What is being asked:
All of the lines below are to be printed again exactly; images are excluded from the output.

Data segment:
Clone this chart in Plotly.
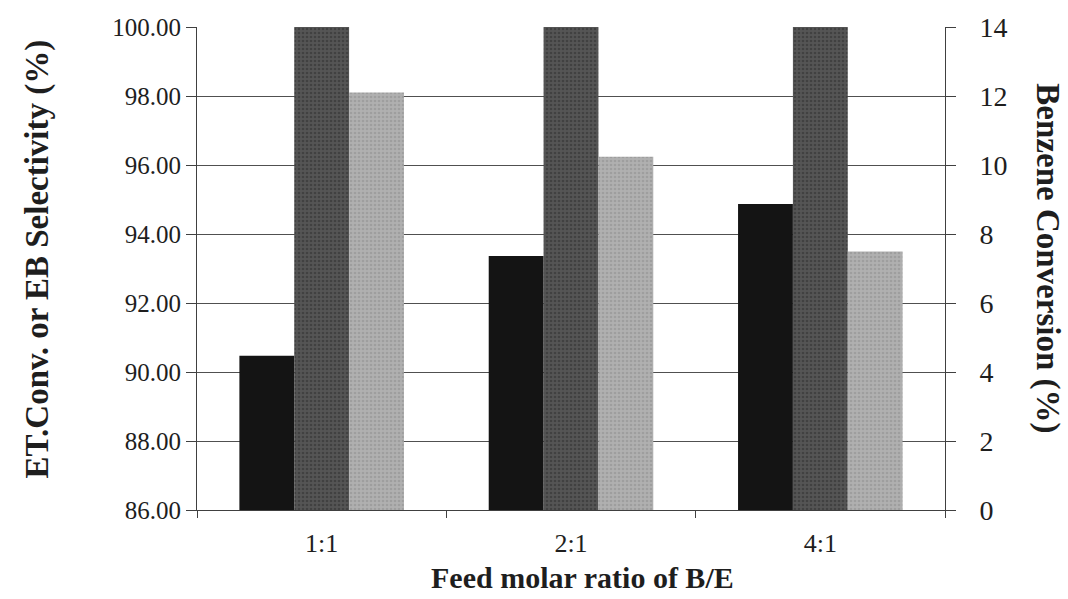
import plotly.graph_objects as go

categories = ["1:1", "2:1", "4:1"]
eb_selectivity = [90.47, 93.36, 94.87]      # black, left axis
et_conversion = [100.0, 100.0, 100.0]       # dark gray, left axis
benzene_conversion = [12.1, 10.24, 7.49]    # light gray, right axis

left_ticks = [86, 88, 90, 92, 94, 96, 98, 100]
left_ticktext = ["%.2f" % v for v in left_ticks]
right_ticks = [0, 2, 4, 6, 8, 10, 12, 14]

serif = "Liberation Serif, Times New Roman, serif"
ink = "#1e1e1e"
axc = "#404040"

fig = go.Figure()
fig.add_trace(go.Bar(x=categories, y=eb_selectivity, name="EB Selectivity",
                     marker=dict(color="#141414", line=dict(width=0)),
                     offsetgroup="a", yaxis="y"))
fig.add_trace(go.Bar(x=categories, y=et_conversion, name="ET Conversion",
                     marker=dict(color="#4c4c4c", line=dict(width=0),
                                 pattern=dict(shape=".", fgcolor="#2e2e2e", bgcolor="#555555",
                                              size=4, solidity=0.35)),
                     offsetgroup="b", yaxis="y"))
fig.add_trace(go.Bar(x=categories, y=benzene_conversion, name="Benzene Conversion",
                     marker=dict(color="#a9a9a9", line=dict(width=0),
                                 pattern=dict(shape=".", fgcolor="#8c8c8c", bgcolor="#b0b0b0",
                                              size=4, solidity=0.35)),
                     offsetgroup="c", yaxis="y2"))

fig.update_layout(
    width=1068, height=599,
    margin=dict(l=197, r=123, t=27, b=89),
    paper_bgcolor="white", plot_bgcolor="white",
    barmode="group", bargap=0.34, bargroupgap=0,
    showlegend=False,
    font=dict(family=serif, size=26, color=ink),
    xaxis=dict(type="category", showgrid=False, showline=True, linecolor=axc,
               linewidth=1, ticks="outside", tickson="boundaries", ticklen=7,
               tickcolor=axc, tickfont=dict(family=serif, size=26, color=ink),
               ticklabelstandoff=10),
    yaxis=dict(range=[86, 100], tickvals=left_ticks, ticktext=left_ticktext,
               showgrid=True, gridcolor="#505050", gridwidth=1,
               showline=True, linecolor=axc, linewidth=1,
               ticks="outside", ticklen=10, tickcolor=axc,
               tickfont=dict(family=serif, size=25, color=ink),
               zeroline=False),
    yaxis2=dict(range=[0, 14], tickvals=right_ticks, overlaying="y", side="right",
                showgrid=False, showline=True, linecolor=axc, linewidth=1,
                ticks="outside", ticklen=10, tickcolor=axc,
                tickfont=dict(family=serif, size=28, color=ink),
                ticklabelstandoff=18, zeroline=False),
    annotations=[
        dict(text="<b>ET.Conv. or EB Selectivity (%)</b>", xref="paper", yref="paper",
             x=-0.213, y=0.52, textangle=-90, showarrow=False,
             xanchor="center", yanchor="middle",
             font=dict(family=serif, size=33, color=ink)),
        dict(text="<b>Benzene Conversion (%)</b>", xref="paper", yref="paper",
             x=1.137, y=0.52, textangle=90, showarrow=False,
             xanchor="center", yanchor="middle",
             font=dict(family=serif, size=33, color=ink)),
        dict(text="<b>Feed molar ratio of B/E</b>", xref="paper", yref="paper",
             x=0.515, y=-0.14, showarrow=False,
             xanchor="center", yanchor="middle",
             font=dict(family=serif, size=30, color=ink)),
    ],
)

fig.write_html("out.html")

Task solution:
Clone this chart in Plotly.
import plotly.graph_objects as go

categories = ["1:1", "2:1", "4:1"]
eb_selectivity = [90.47, 93.36, 94.87]      # black, left axis
et_conversion = [100.0, 100.0, 100.0]       # dark gray, left axis
benzene_conversion = [12.1, 10.24, 7.49]    # light gray, right axis

left_ticks = [86, 88, 90, 92, 94, 96, 98, 100]
left_ticktext = ["%.2f" % v for v in left_ticks]
right_ticks = [0, 2, 4, 6, 8, 10, 12, 14]

serif = "Liberation Serif, Times New Roman, serif"
ink = "#1e1e1e"
axc = "#404040"

fig = go.Figure()
fig.add_trace(go.Bar(x=categories, y=eb_selectivity, name="EB Selectivity",
                     marker=dict(color="#141414", line=dict(width=0)),
                     offsetgroup="a", yaxis="y"))
fig.add_trace(go.Bar(x=categories, y=et_conversion, name="ET Conversion",
                     marker=dict(color="#4c4c4c", line=dict(width=0),
                                 pattern=dict(shape=".", fgcolor="#2e2e2e", bgcolor="#555555",
                                              size=4, solidity=0.35)),
                     offsetgroup="b", yaxis="y"))
fig.add_trace(go.Bar(x=categories, y=benzene_conversion, name="Benzene Conversion",
                     marker=dict(color="#a9a9a9", line=dict(width=0),
                                 pattern=dict(shape=".", fgcolor="#8c8c8c", bgcolor="#b0b0b0",
                                              size=4, solidity=0.35)),
                     offsetgroup="c", yaxis="y2"))

fig.update_layout(
    width=1068, height=599,
    margin=dict(l=197, r=123, t=27, b=89),
    paper_bgcolor="white", plot_bgcolor="white",
    barmode="group", bargap=0.34, bargroupgap=0,
    showlegend=False,
    font=dict(family=serif, size=26, color=ink),
    xaxis=dict(type="category", showgrid=False, showline=True, linecolor=axc,
               linewidth=1, ticks="outside", tickson="boundaries", ticklen=7,
               tickcolor=axc, tickfont=dict(family=serif, size=26, color=ink),
               ticklabelstandoff=10),
    yaxis=dict(range=[86, 100], tickvals=left_ticks, ticktext=left_ticktext,
               showgrid=True, gridcolor="#505050", gridwidth=1,
               showline=True, linecolor=axc, linewidth=1,
               ticks="outside", ticklen=10, tickcolor=axc,
               tickfont=dict(family=serif, size=25, color=ink),
               zeroline=False),
    yaxis2=dict(range=[0, 14], tickvals=right_ticks, overlaying="y", side="right",
                showgrid=False, showline=True, linecolor=axc, linewidth=1,
                ticks="outside", ticklen=10, tickcolor=axc,
                tickfont=dict(family=serif, size=28, color=ink),
                ticklabelstandoff=18, zeroline=False),
    annotations=[
        dict(text="<b>ET.Conv. or EB Selectivity (%)</b>", xref="paper", yref="paper",
             x=-0.213, y=0.52, textangle=-90, showarrow=False,
             xanchor="center", yanchor="middle",
             font=dict(family=serif, size=33, color=ink)),
        dict(text="<b>Benzene Conversion (%)</b>", xref="paper", yref="paper",
             x=1.137, y=0.52, textangle=90, showarrow=False,
             xanchor="center", yanchor="middle",
             font=dict(family=serif, size=33, color=ink)),
        dict(text="<b>Feed molar ratio of B/E</b>", xref="paper", yref="paper",
             x=0.515, y=-0.14, showarrow=False,
             xanchor="center", yanchor="middle",
             font=dict(family=serif, size=30, color=ink)),
    ],
)

fig.write_html("out.html")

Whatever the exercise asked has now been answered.